A Coreia, não custa lembrar, foi dominada e tiranizada pelo Japão desde 1905, quando se tornou um protetorado japonês, até 1945, no fim da Segunda Guerra Mundial. Durante a guerra, coreanos foram enviados para trabalhar (como escravos) nas nações ocupadas pelo exército imperial, ao mesmo tempo que milhares de mulheres (incluindo crianças) foram forçadas pelos japoneses a prostituir-se (as chamadas “mulheres de conforto”). Mas “Drive My Car” também sulca em conflitos no entorno de Yusuke: no espaço reduzido do Saab 900, a jovem motorista Misaki (Toko Miura), introvertida e cautelosa, presença corpórea próxima, também é portadora de uma história pessoal traumática – motivada pela mãe, dançarina de cabaré e bipolar. O silêncio desconfortável entre os dois é ocupado pela voz desencarnada de Oto lendo as linhas da peça de Tchecov, contracenadas por Yusuke. Um elo fantasmagórico, construído no deslize do trajeto e no volume acústico das falas, se desenvolve entre os dois – até que, entre eles, se instale o nervoso e impulsivo Takatsuki, em quem Yusuke reconhece o amante de sua falecida mulher.

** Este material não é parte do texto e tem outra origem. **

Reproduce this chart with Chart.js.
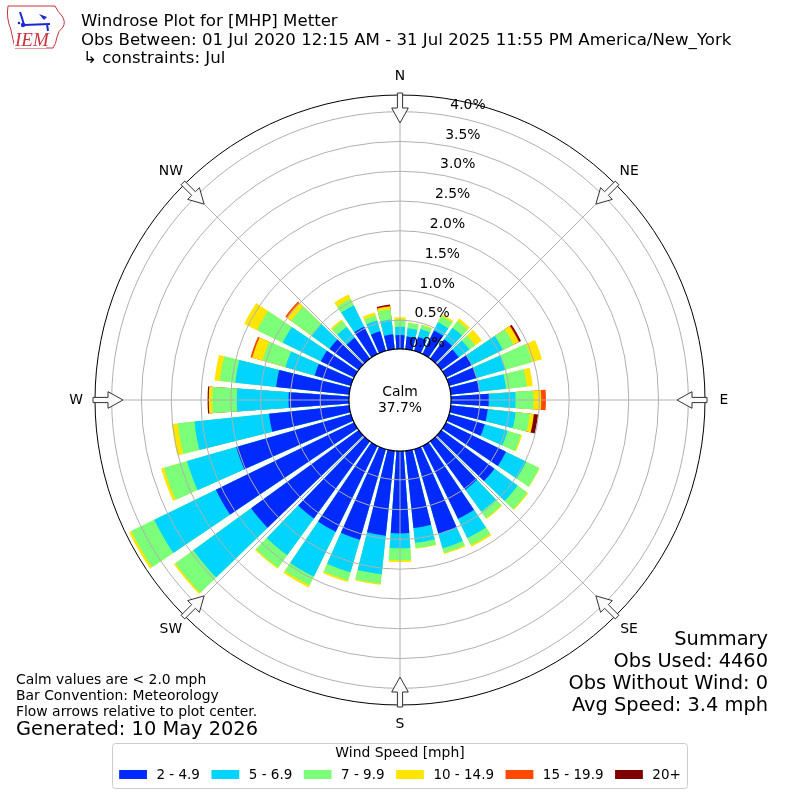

O método que Yusuke utiliza na montagem de “Tio Vanya” para introjetar os personagens nos atores, é, em última análise, fazê-los ouvir a si mesmos: com clareza suficiente, para que os outros possam intuir o que se está tentando dizer. Ao fim das intermináveis repetições – uma das atrizes compara a leitura ao zumbido de um sutra budista – o elenco chega ao autoconhecimento temporário de suas personas. Hamaguchi, o diretor do filme, parece orientado pelo mesmo objetivo, por um caminho inverso: a verdade de seus personagens está em algum lugar entre a visão ensolarada do mar em Hiroshima, antesala do palco teatral, e as colinas nevadas de Hokkaido, lar de Misaki.